Fish kill leaves questions

Our City

by A.F. Mayor Marc Beitia

Food, habitat, and concrete: Limiting factors – “A condition whose absence or excessive concentration is incompatible with the needs or tolerance of a species or population and which may have a negative influence on their ability to thrive;” as defined by the Environmental Protection Agency.

A condition of absence or excess; we have had our share of both of these this last week or so. One would think that with so much of our downtown in disarray, most of my incoming calls would be about the project; surprisingly they were not. No, the vast majority of calls and interviews were about water levels and dead fish.

Many of you may know I have been working the past five years to improve the quality of the fisheries that exist in the reservoir and the river here at American Falls. I would be insincere if I said these efforts were entirely predicated on the further economic development of the community, as it is no secret what I enjoy doing in my spare time. In all my 40 plus years of fishing I have never seen fish cut cleanly in half by following current over a small falls; dazed and disoriented yes, but not cleaved cleanly in halves or thirds. I find it more than a bit odd that this is what some claim to have happened to the hundreds of dead fish below the dam. True, many were “just” carp but there were also trout, bass, and perch. If what was said is truly the case, why is it that a like number of pelicans, terns, and gulls are camped out on the edges of the river and its current seams directly below the dam? The answer lies in the iconic words of comedian Sam Kinison, “that’s where the food is!” Predators and scavengers go where the food is, and the food is coming through the dam as a dazed whole or in bits and pieces. Many of the dead fish are so large they cannot be consumed. They simply rot along the shore and the stench wafts into town on the river’s breezes; a result of a manmade excessive concentration of unusable biomass that will eventually decompose and be recycled by nature. No the biomass is not wasted, nature doesn’t do that, but it calls into question a number of things.

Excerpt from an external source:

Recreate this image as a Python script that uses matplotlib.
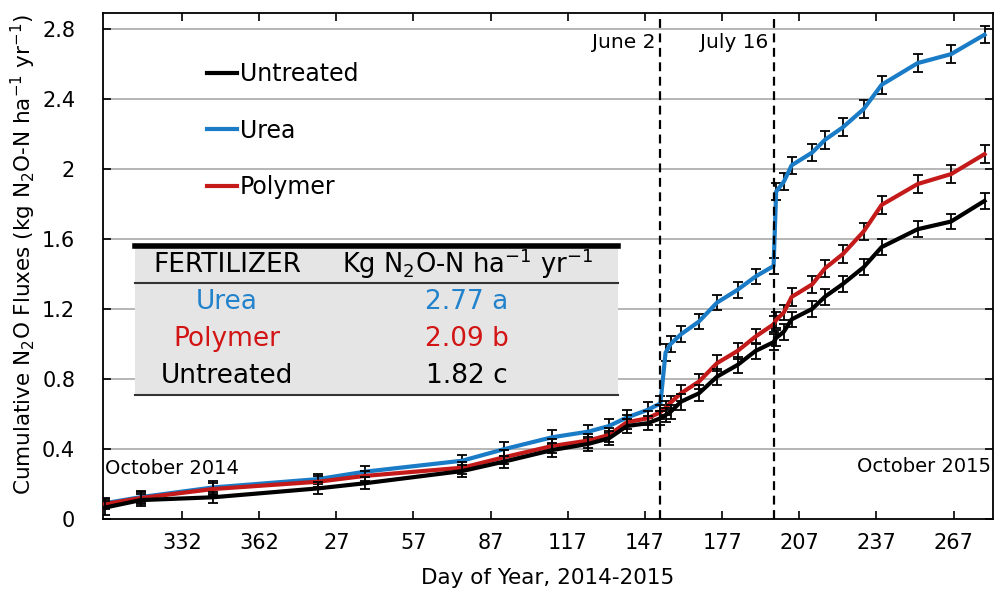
import matplotlib
matplotlib.use("Agg")
import matplotlib.pyplot as plt
from matplotlib.patches import Rectangle
from matplotlib.lines import Line2D
import numpy as np

W, H = 996, 590

# ---------------- data ----------------
day_of_year = [302, 316, 344, 20, 38, 76, 92, 111, 125, 133, 140, 148, 153, 155, 157, 161,
               168, 175, 183, 190, 197, 198, 201, 204, 212, 217, 224, 232, 239, 253, 266, 279]
year = [2014, 2014, 2014, 2015, 2015, 2015, 2015, 2015, 2015, 2015, 2015, 2015, 2015, 2015, 2015, 2015,
        2015, 2015, 2015, 2015, 2015, 2015, 2015, 2015, 2015, 2015, 2015, 2015, 2015, 2015, 2015, 2015]

urea = [0.09, 0.125, 0.18, 0.228, 0.27, 0.333, 0.398, 0.467, 0.499, 0.531, 0.58, 0.623, 0.66, 0.95,
        1.0, 1.055, 1.128, 1.236, 1.309, 1.385, 1.445, 1.87, 1.927, 2.02, 2.093, 2.166, 2.238, 2.341,
        2.48, 2.604, 2.655, 2.766]
polymer = [0.085, 0.12, 0.171, 0.213, 0.246, 0.293, 0.352, 0.417, 0.448, 0.48, 0.553, 0.575, 0.61,
           0.635, 0.665, 0.718, 0.785, 0.89, 0.96, 1.042, 1.112, 1.137, 1.18, 1.268, 1.34, 1.432,
           1.514, 1.642, 1.794, 1.913, 1.97, 2.084]
untreated = [0.065, 0.108, 0.124, 0.175, 0.204, 0.274, 0.327, 0.394, 0.429, 0.461, 0.531, 0.547,
             0.575, 0.594, 0.613, 0.67, 0.718, 0.813, 0.88, 0.96, 1.01, 1.034, 1.07, 1.14, 1.2, 1.27,
             1.343, 1.438, 1.553, 1.655, 1.699, 1.817]

urea_err = [0.03, 0.035, 0.035, 0.03, 0.03, 0.035, 0.04, 0.04, 0.04, 0.04, 0.045, 0.045, 0.045,
            0.05, 0.045, 0.045, 0.045, 0.045, 0.045, 0.045, 0.045, 0.05, 0.05, 0.05, 0.05, 0.05,
            0.05, 0.05, 0.05, 0.05, 0.05, 0.05]
polymer_err = [0.03, 0.035, 0.035, 0.03, 0.03, 0.035, 0.04, 0.04, 0.04, 0.04, 0.04, 0.04, 0.04,
               0.04, 0.04, 0.045, 0.045, 0.045, 0.045, 0.045, 0.045, 0.045, 0.045, 0.05, 0.05,
               0.05, 0.05, 0.05, 0.05, 0.05, 0.05, 0.05]
untreated_err = [0.04, 0.035, 0.03, 0.035, 0.035, 0.035, 0.035, 0.04, 0.04, 0.04, 0.04, 0.04,
                 0.04, 0.04, 0.04, 0.045, 0.045, 0.045, 0.045, 0.045, 0.045, 0.045, 0.045, 0.045,
                 0.045, 0.045, 0.045, 0.045, 0.045, 0.045, 0.045, 0.045]

tick_doy = [332, 362, 27, 57, 87, 117, 147, 177, 207, 237, 267]
tick_year = [2014, 2014, 2015, 2015, 2015, 2015, 2015, 2015, 2015, 2015, 2015]
y_ticks = [0, 0.4, 0.8, 1.2, 1.6, 2.0, 2.4, 2.8]
y_ticklabels = ["0", "0.4", "0.8", "1.2", "1.6", "2", "2.4", "2.8"]

event_doy = [153, 197]
event_year = [2015, 2015]
event_labels = ["June 2", "July 16"]

table_fert = ["Urea", "Polymer", "Untreated"]
table_vals = ["2.77 a", "2.09 b", "1.82 c"]

# ---------------- styles ----------------
C_BLACK = "#000000"
C_BLUE = "#1a7bc6"
C_RED = "#c41a1a"
T_BLUE = "#2282cc"
T_RED = "#d21414"


def cont(d, y):
    return np.array(d) + 365 * (np.array(y) - 2014)


x = cont(day_of_year, year)

plt.rcParams["font.family"] = ["DejaVu Sans"]

fig = plt.figure(figsize=(W / 100, H / 100), dpi=100)
ax = fig.add_axes([103 / W, 1 - 519 / H, (993 - 103) / W, (519 - 13) / H])

ax.set_xlim(301.3, 647.3)
ax.set_ylim(0, 2.89)

# grid
for yv in y_ticks[1:]:
    ax.axhline(yv, color="#a9a9a9", lw=1.2, zorder=0)

lw = 3.0
eb_kw = dict(ecolor="black", elinewidth=1.3, capsize=3.5, capthick=1.3)
ax.errorbar(x, urea, yerr=urea_err, color=C_BLUE, lw=lw, zorder=2, **eb_kw)
ax.errorbar(x, untreated, yerr=untreated_err, color=C_BLACK, lw=lw, zorder=3, **eb_kw)
ax.errorbar(x, polymer, yerr=polymer_err, color=C_RED, lw=lw, zorder=2.5, **eb_kw)

# event lines
ex = cont(event_doy, event_year)
for xv, lab in zip(ex, event_labels):
    ax.axvline(xv, color="black", lw=1.6, ls=(0, (4, 2.5)), zorder=4)
    ax.annotate(lab, xy=(xv, 1), xycoords=("data", "axes fraction"),
                xytext=(-5, -30), textcoords="offset pixels",
                ha="right", va="center", fontsize=14.5)

# ticks
ax.set_xticks(cont(tick_doy, tick_year))
ax.set_xticklabels([str(t) for t in tick_doy])
ax.set_yticks(y_ticks)
ax.set_yticklabels(y_ticklabels)
ax.tick_params(axis="x", direction="in", length=6, width=1.2, labelsize=15, pad=10,
               top=True)
ax.tick_params(axis="y", direction="in", length=6, width=1.2, labelsize=15, pad=20,
               right=True)
for s in ax.spines.values():
    s.set_linewidth(1.3)

ax.set_xlabel("Day of Year, 2014-2015", fontsize=15.5, va="center")
ax.xaxis.set_label_coords(0.5, (519 - 578) / (519 - 13))
ax.set_ylabel("Cumulative N$_2$O Fluxes (kg N$_2$O-N ha$^{-1}$ yr$^{-1}$)", fontsize=15.5,
              va="center")
ax.yaxis.set_label_coords((23 - 103) / 890, (519 - 255) / 506)

# corner annotations
ax.text(0.002, (519 - 468) / 506, "October 2014", transform=ax.transAxes, ha="left",
        va="center", fontsize=14)
ax.text(0.998, (519 - 467) / 506, "October 2015", transform=ax.transAxes, ha="right",
        va="center", fontsize=14)

# legend
h_un = Line2D([], [], color=C_BLACK, lw=lw)
h_ur = Line2D([], [], color=C_BLUE, lw=lw)
h_po = Line2D([], [], color=C_RED, lw=lw)
fig.legend([h_un, h_ur, h_po], ["Untreated", "Urea", "Polymer"], loc="upper left",
           bbox_to_anchor=(207 / W, 1 - 62 / H), frameon=False, fontsize=17,
           handlelength=1.25, handletextpad=0.15, labelspacing=1.38, borderpad=0,
           borderaxespad=0)

# summary table
def fxy(px, py):
    return px / W, 1 - py / H

tr = fig.transFigure
x0, x1 = 135, 618
ax.add_patch(Rectangle(fxy(x0, 395), (x1 - x0) / W, (395 - 247) / H, transform=tr,
                       facecolor="#e5e5e5", edgecolor="none", zorder=5, clip_on=False))
ax.add_line(Line2D([x0 / W, x1 / W], [1 - 245.5 / H] * 2, transform=tr, color="black",
                   lw=4, zorder=6, clip_on=False))
ax.add_line(Line2D([x0 / W, x1 / W], [1 - 283 / H] * 2, transform=tr, color="#333333",
                   lw=1.5, zorder=6, clip_on=False))
ax.add_line(Line2D([x0 / W, x1 / W], [1 - 395 / H] * 2, transform=tr, color="#333333",
                   lw=1.5, zorder=6, clip_on=False))
fig.text(*fxy(227, 265), "FERTILIZER", ha="center", va="center", fontsize=19, zorder=7)
fig.text(*fxy(467, 264), "Kg N$_2$O-N ha$^{-1}$ yr$^{-1}$", ha="center", va="center",
         fontsize=18.5, zorder=7)
row_y = [302, 339, 376]
row_c = [T_BLUE, T_RED, "black"]
for name, val, yy, cc in zip(table_fert, table_vals, row_y, row_c):
    fig.text(*fxy(227, yy), name, ha="center", va="center", fontsize=19, color=cc, zorder=7)
    fig.text(*fxy(467, yy), val, ha="center", va="center", fontsize=19, color=cc, zorder=7)

fig.savefig("out.png", dpi=100)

The fish on the other hand suffer at the other end of the spectrum from excess. The turbidity of the water, its lack of clarity, is such that it is like being placed in a multi-storied house, with hundreds of rooms, and minimum or no lighting. Your task is to find food that never stays put and at best is very difficult to see; you are forced to do this for at least two months. It may not kill all the fish but the fishery will no doubt suffer greatly. Food and habitat for many species constitute the bulk of any limiting factor; fish are no different, trout tend to be more susceptible to diminishing quantities and qualities of both, which is why I love where they most often take me. Water quantity and quality, along with cleaved fish are subjects for debate, and this debate will continue. Often wrongly Idaho irrigators are the brunt of most accusations in these instances. In this case one need look no further than the headwaters of our watershed and the recreational interests that abound there. They have yet again, to no small degree, dictated when and how Idaho’s water will be allocated and the fate of our local fishery. It would be easier for me to dismiss if it were just Mother Nature dictating limiting factors.

For the past ten days the limiting factor on our downtown project has been the lack of concrete, or more specifically the concrete crew, of DePatco. As the Bus Boys sang in the movie 48 Hours, “when the boys are back there ain’t no fooling around,” curb and gutter is in on Fort Hall and the 100 block of Idaho Street with sidewalk to follow. I know it is hard to tell at times if progress is being made until we see things being done on top of all the dirt. With a little luck we will be able to see a lot of things being done above ground level these next few weeks, not the least of which is a lot of concrete being poured. The project’s limiting factor then becomes temperature as concrete and asphalt both require at least moderate degrees as fall approaches. I would like to reiterate that public parking is available in the parking lot west of Fort Hall and access is being maintained to all the business on the 200 block of Idaho Street; however, this access will be restricted when the concrete is being poured for sidewalks. Businesses will be contacted prior to pouring sidewalks and efforts coordinated to maintain business access wherever possible.

Finally a very heartfelt thank you to AF ImPact, all the other donors, the city’s streets and parks and recreation crew and Superintendent Jeremy Peirsol for a job exceptionally well done. The new skate park will have its grand opening this Thursday, Sept. 19, at 5:30 p.m. This grand opening recognizes the culmination of countless efforts and hours on behalf of our youth and those still young at heart. Please join us for the event. To all those who had a part in this nearly eight year project I thank and applaud you for going beyond the call of being a good neighbor, each of you have made American Falls such a great place to call home.